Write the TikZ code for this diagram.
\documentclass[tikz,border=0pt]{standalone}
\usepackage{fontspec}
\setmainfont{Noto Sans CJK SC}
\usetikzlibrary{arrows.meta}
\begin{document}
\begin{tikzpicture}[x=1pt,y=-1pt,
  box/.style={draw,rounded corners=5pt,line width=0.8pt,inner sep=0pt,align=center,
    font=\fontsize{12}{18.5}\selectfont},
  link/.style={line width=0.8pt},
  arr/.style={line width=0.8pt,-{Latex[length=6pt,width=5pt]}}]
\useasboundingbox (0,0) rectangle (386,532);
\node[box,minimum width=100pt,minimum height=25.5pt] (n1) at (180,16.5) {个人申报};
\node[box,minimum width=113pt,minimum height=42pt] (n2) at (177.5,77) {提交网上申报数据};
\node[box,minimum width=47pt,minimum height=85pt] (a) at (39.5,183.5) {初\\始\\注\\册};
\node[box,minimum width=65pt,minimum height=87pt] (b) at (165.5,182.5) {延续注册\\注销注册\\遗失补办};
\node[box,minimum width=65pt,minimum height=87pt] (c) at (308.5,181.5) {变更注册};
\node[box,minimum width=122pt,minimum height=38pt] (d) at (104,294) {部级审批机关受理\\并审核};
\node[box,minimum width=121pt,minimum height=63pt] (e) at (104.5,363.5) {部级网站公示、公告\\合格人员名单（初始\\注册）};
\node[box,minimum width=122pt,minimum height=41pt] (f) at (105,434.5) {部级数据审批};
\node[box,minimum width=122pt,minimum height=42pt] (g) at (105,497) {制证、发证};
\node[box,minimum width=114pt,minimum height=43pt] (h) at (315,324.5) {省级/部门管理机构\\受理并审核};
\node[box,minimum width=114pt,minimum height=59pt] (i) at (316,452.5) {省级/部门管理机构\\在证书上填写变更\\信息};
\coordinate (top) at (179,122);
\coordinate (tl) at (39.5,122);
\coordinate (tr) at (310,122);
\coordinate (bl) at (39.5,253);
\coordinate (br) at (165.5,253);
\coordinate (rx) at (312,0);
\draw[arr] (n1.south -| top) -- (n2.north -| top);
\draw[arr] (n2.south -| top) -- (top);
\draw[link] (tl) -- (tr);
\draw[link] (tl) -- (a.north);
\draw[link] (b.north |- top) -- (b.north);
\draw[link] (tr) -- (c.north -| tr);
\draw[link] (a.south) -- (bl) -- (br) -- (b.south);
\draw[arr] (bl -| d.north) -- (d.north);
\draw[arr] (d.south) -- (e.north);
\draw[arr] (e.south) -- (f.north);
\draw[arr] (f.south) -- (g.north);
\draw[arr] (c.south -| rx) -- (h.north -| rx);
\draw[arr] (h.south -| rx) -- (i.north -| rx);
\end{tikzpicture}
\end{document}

==

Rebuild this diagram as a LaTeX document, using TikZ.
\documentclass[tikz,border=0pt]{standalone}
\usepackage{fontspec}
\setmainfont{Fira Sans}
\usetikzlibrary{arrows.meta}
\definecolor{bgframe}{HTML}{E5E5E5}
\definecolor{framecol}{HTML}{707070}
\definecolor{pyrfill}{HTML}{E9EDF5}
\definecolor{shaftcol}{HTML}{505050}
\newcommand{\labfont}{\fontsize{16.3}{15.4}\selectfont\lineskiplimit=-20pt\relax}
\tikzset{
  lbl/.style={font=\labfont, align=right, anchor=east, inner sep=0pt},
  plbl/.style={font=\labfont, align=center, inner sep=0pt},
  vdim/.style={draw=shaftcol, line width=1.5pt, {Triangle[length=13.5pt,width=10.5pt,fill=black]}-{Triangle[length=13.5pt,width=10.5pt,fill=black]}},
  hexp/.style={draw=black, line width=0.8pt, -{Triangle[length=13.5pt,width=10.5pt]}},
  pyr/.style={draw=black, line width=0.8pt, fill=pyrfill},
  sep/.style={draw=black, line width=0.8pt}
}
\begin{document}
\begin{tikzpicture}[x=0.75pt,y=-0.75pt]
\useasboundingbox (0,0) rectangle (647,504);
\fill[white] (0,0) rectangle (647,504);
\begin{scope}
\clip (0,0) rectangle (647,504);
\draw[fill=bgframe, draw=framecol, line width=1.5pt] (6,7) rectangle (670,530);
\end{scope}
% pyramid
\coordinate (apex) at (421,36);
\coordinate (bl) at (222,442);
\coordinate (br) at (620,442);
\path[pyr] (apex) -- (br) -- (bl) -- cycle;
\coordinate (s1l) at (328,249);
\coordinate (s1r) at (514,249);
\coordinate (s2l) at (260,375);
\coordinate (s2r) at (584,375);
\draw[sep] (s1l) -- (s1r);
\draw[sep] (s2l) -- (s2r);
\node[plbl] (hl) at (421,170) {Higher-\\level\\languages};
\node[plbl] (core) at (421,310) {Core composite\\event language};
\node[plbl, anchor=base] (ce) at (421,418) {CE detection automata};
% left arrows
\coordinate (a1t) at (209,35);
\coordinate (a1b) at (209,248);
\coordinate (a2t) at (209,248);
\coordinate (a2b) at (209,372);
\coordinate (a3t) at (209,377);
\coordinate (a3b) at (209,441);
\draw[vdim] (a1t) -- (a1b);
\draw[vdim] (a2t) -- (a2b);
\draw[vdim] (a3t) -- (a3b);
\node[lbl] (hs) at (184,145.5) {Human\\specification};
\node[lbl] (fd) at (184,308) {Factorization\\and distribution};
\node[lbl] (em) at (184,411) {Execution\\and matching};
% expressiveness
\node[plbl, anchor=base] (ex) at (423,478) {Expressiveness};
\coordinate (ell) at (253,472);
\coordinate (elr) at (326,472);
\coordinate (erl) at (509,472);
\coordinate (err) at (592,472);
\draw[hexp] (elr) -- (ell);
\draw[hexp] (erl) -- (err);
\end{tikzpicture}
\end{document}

CHALLENGE: From the listing above, copy all lines holding the word "diagram".

COMPLETED EXERCISE:
Write the TikZ code for this diagram.
Rebuild this diagram as a LaTeX document, using TikZ.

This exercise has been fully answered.